Bulan Maret 2023 mendatang, sekiranya pemerintah daerah tidak mengajukan formasi guru sesuai kebutuhan, maka pemerintah pusat yang akan melengkapi formasi tersebut
”Tetapi, karena perbedaan kepentingan tiap-tiap lembaga, koordinasi jadi lemah. Proses materi tes CPNS (calon pegawai negeri sipil) juga kurang menekankan pada kemampuan pedagogi guru. Kalau selaras, semua turut andil tentang kualitas pendidikan Indonesia,” ujar Risa.
Menurut Risa, pemda harus mampu mengeluarkan kebijakan sesuai konteks dan tantangan di daerah masing-masing. Adapun pemerintah pusat memetakan daerah-daerah yang butuh bantuan ekstra sehingga dapat mengakselerasi kualitas pendidikan dengan mengatasi ketimpangan pendidikan.
Secara terpisah, Presiden Joko Widodo di Puncak Peringatan Hari Guru Nasional Tahun 2022 dan Hari Ulang Tahun Ke-77 Persatuan Guru Republik Indonesia (PGRI) di Semarang menyampaikan perlunya tiga komponen dalam menyiapkan sumber daya manusia peserta didik yang unggul. Pertama, penguasaan ilmu pengetahuan dan teknologi serta peningkatan keterampilan teknis yang relevan dengan perkembangan zaman; kedua penyiapan karakter kebangsaan dan mentalitas positif; serta ketiga penyiapan kesehatan jasmani.
Oleh karena itu, transformasi pendidikan menjadi prioritas. Saat ini, upaya tersebut dilakukan lewat program Merdeka Belajar dan Guru Penggerak.
Menteri Pendidikan, Kebudayaan, Riset, dan Teknologi Nadiem Anwar Makarim menyampaikan, mewujudkan SDM unggul adalah cita-cita besar bangsa. ”Kurikulum Merdeka telah menjadi ruang kebebasan untuk guru dalam hal menentukan yang terbaik untuk siswa,” kata Nadiem.
Di dalam Kurikulum Merdeka, lanjut Nadiem, standar pencapaian lebih mudah dipahami guru.
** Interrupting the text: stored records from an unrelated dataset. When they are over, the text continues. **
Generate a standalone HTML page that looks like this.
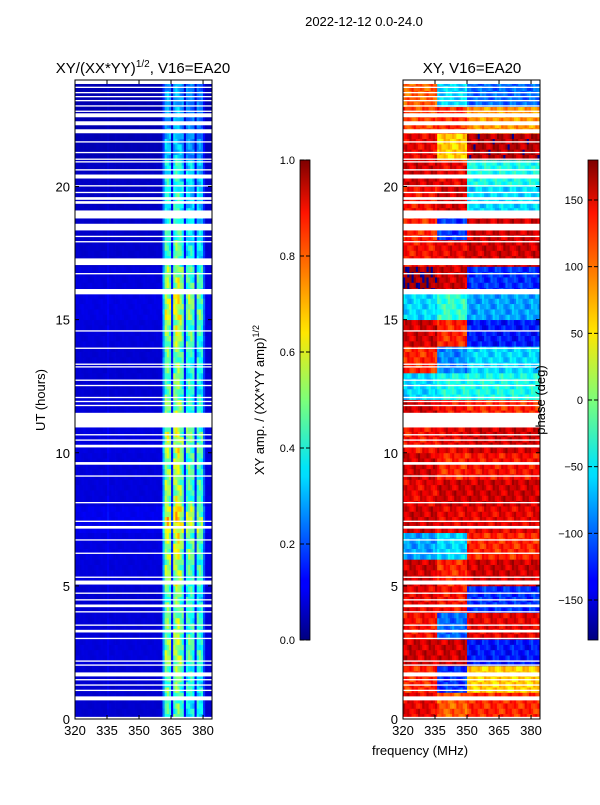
<!DOCTYPE html>
<html><head><meta charset="utf-8"><style>
body{margin:0;background:#fff;font-family:"Liberation Sans",sans-serif;}
svg text{font-family:"Liberation Sans",sans-serif;fill:#000}
</style></head><body>
<svg id="fig" width="600" height="800" xmlns="http://www.w3.org/2000/svg">
<defs>
<linearGradient id="jet" x1="0" y1="1" x2="0" y2="0">
<stop offset="0" stop-color="#00007f"/><stop offset="0.11" stop-color="#0000ff"/><stop offset="0.125" stop-color="#0000ff"/><stop offset="0.34" stop-color="#00dcff"/><stop offset="0.36" stop-color="#00e4f8"/><stop offset="0.5" stop-color="#7cff79"/><stop offset="0.64" stop-color="#ffe600"/><stop offset="0.66" stop-color="#ffd700"/><stop offset="0.89" stop-color="#ff1300"/><stop offset="1" stop-color="#7f0000"/>
</linearGradient>
</defs>
<text x="364" y="26" font-size="13" text-anchor="middle">2022-12-12 0.0-24.0</text>
<text x="143" y="73" font-size="15" text-anchor="middle">XY/(XX*YY)<tspan font-size="10" dy="-6">1/2</tspan><tspan dy="6">, V16=EA20</tspan></text>
<text x="472" y="73" font-size="15" text-anchor="middle">XY, V16=EA20</text>
<g id="ampPlot"></g>
<g id="phPlot"></g>
<g id="axes"></g>
<text transform="translate(45,400) rotate(-90)" font-size="13" text-anchor="middle">UT (hours)</text>
<text x="420" y="755" font-size="13" text-anchor="middle">frequency (MHz)</text>
<rect x="300" y="160" width="10" height="480" fill="url(#jet)" stroke="#000" stroke-width="0.8"/>
<rect x="588" y="160" width="10" height="480" fill="url(#jet)" stroke="#000" stroke-width="0.8"/>
<g id="cb"></g>
<text transform="translate(264,400) rotate(-90)" font-size="13" text-anchor="middle">XY amp. / (XX*YY amp)<tspan font-size="9" dy="-5">1/2</tspan></text>
<text transform="translate(545,400) rotate(-90)" font-size="13" text-anchor="middle">phase (deg)</text>
</svg>
<script>
const ampColProfile=[0.09,0.09,0.09,0.09,0.09,0.09,0.09,0.09,0.09,0.09,0.09,0.09,0.09,0.09,0.09,0.11,0.09,0.09,0.09,0.09,0.09,0.09,0.09,0.09,0.09,0.09,0.09,0.09,0.09,0.09,0.09,0.09,0.09,0.09,0.09,0.09,0.09,0.09,0.09,0.09,0.1,0.3,0.5,0.52,0.48,0.15,0.5,0.55,0.55,0.5,0.45,0.15,0.42,0.45,0.45,0.42,0.15,0.42,0.42,0.4,0.2,0.09,0.09,0.09];
const ampRowGain=[0.85,0.9,1.0,0.95,0.9,1.0,1.05,1.2,1.0,1.0,1.05,0.95,0.9,0.9,1.0,1.1,1.0,0.85,0.8,0.75,0.75,0.6,0.55,0.55];
const phaseLow=[140,120,150,130,140,150,-80,150,140,150,130,150,-60,120,150,-60,170,130,120,130,150,140,110,100];
const phaseMid=[100,-120,150,-100,130,120,-60,140,150,120,140,130,-40,-90,120,-30,150,140,-120,150,140,60,120,-60];
const phaseHigh=[120,60,-130,140,-120,150,120,140,150,130,150,120,-40,-60,-130,-80,-120,150,150,-60,-40,160,80,-100];
const texture=[0,0.3,-0.2,0.5,-0.4,0.1,0.6,-0.3,0.2,-0.5,0.4,0,-0.1,0.35,-0.25,0.15];
const flags=[[0,0.08],[0.7,0.85],[1.05,1.1],[1.25,1.3],[1.45,1.5],[1.6,1.75],[2.0,2.05],[2.15,2.2],[3.0,3.05],[3.25,3.35],[3.5,3.55],[4.0,4.05],[4.2,4.3],[4.45,4.5],[4.7,4.75],[5.05,5.2],[5.3,5.35],[6.2,6.25],[6.7,6.75],[7.15,7.25],[7.4,7.45],[8.1,8.15],[9.1,9.15],[9.55,9.65],[10.2,10.3],[10.45,10.5],[10.65,10.7],[10.95,11.5],[11.75,11.8],[11.9,11.95],[12.05,12.1],[12.5,12.55],[12.7,12.75],[13.2,13.25],[13.3,13.35],[13.9,13.95],[14.55,14.6],[15.95,16.15],[16.7,16.75],[17.05,17.3],[17.9,17.95],[18.1,18.15],[18.35,18.6],[18.8,19.1],[19.35,19.45],[19.5,19.6],[19.75,19.8],[20.0,20.05],[20.3,20.45],[20.6,20.65],[20.9,20.95],[21.0,21.05],[21.25,21.3],[21.65,21.7],[22.0,22.15],[22.3,22.45],[22.6,22.75],[22.8,22.85],[23.0,23.05],[23.2,23.25],[23.35,23.4],[23.5,23.55],[23.7,23.75],[23.85,24]];
const xTicks=[320,335,350,365,380];
const yTicks=[0,5,10,15,20];
const ampCbTicks=[0.0,0.2,0.4,0.6,0.8,1.0];
const phCbTicks=[-150,-100,-50,0,50,100,150];

const NS="http://www.w3.org/2000/svg";
const AX={top:80,bot:719,w:137};
const F0=320,F1=384.2;
function xs(left,f){return left+(f-F0)/(F1-F0)*AX.w;}
function ys(h){return AX.bot-(h/24)*(AX.bot-AX.top);}
function jet(v){v=Math.max(0,Math.min(1,v));
 const r=Math.max(0,Math.min(1,1.5-Math.abs(4*v-3))),g=Math.max(0,Math.min(1,1.5-Math.abs(4*v-2))),b=Math.max(0,Math.min(1,1.5-Math.abs(4*v-1)));
 return `rgb(${Math.round(r*255)},${Math.round(g*255)},${Math.round(b*255)})`;}
function mk(tag,attrs,parent){const e=document.createElementNS(NS,tag);for(const k in attrs)e.setAttribute(k,attrs[k]);parent.appendChild(e);return e;}
const amp=document.getElementById('ampPlot'),ph=document.getElementById('phPlot'),axes=document.getElementById('axes'),cb=document.getElementById('cb');
const dt=0.2,nr=120;
for(let r=0;r<nr;r++){
 const h=r*dt,hi=Math.floor(h);
 for(let c=0;c<ampColProfile.length;c++){
  const f=F0+c,t=texture[(r*3+c*5)%texture.length];
  let a=ampColProfile[c]*ampRowGain[hi];
  if(ampColProfile[c]>0.3)a=a*(1+0.35*t);else a=a*(1+0.15*t);
  let e=mk('rect',{x:xs(75,f).toFixed(2),y:ys(h+dt).toFixed(2),width:(AX.w/(F1-F0)+0.4).toFixed(2),height:((AX.bot-AX.top)*dt/24+0.4).toFixed(2),fill:jet(a)},amp);
  
  
  let p=f<336?phaseLow[hi]:(f<350?phaseMid[hi]:phaseHigh[hi]);
  p=p+40*t;if(p>180)p-=360;if(p<-180)p+=360;
  let e2=mk('rect',{x:xs(403,f).toFixed(2),y:ys(h+dt).toFixed(2),width:(AX.w/(F1-F0)+0.4).toFixed(2),height:((AX.bot-AX.top)*dt/24+0.4).toFixed(2),fill:jet((p+180)/360)},ph);
  
  
 }
}
for(const [a,b] of flags){for(const L of [75,403]){
 const e=mk('rect',{x:L,y:ys(b).toFixed(2),width:AX.w,height:(ys(a)-ys(b)).toFixed(2),fill:'#fff'},L==75?amp:ph);
 
 
}}
for(const L of [75,403]){
 const fr=mk('rect',{x:L,y:AX.top,width:AX.w,height:AX.bot-AX.top,fill:'none',stroke:'#000','stroke-width':1},axes);
 
 
 for(const t of xTicks){const x=xs(L,t);
  mk('line',{x1:x,x2:x,y1:AX.bot,y2:AX.bot-4,stroke:'#000'},axes);
  mk('line',{x1:x,x2:x,y1:AX.top,y2:AX.top+4,stroke:'#000'},axes);
  const tx=mk('text',{x:x,y:AX.bot+16,'font-size':13,'text-anchor':'middle'},axes);tx.textContent=t;
  
  }
 for(const t of yTicks){const y=ys(t);
  mk('line',{x1:L,x2:L+4,y1:y,y2:y,stroke:'#000'},axes);
  mk('line',{x1:L+AX.w,x2:L+AX.w-4,y1:y,y2:y,stroke:'#000'},axes);
  const tx=mk('text',{x:L-5,y:y+5,'font-size':13,'text-anchor':'end'},axes);tx.textContent=t;
  
  }
}
for(const t of ampCbTicks){const y=640-t*480;
 mk('line',{x1:300,x2:304,y1:y,y2:y,stroke:'#000'},cb);mk('line',{x1:310,x2:306,y1:y,y2:y,stroke:'#000'},cb);
 const tx=mk('text',{x:295,y:y+4,'font-size':11,'text-anchor':'end'},cb);tx.textContent=t.toFixed(1);
 
 }
for(const t of phCbTicks){const y=640-(t+180)/360*480;
 mk('line',{x1:588,x2:592,y1:y,y2:y,stroke:'#000'},cb);mk('line',{x1:598,x2:594,y1:y,y2:y,stroke:'#000'},cb);
 const tx=mk('text',{x:583,y:y+4,'font-size':11,'text-anchor':'end'},cb);tx.textContent=(t<0?'\u2212'+(-t):t);
 
 }
</script>
</body></html>
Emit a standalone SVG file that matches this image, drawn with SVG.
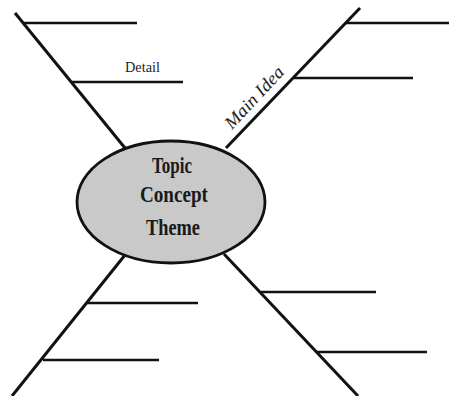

Tiap guru didorong untuk meningkatkan kreativitas lewat berbagai proyek, seperti proyek kebangsaan, proyek kesehatan, dan proyek kewirausahaan.
Selain itu, Kemendikbudristek telah melakukan sinergi dengan kementerian dan lembaga terkait tentang seleksi guru ASN PPPK. ”Bulan Maret 2023 mendatang, sekiranya pemerintah daerah tidak mengajukan formasi guru sesuai kebutuhan, maka pemerintah pusat yang akan melengkapi formasi tersebut,” kata Nadiem.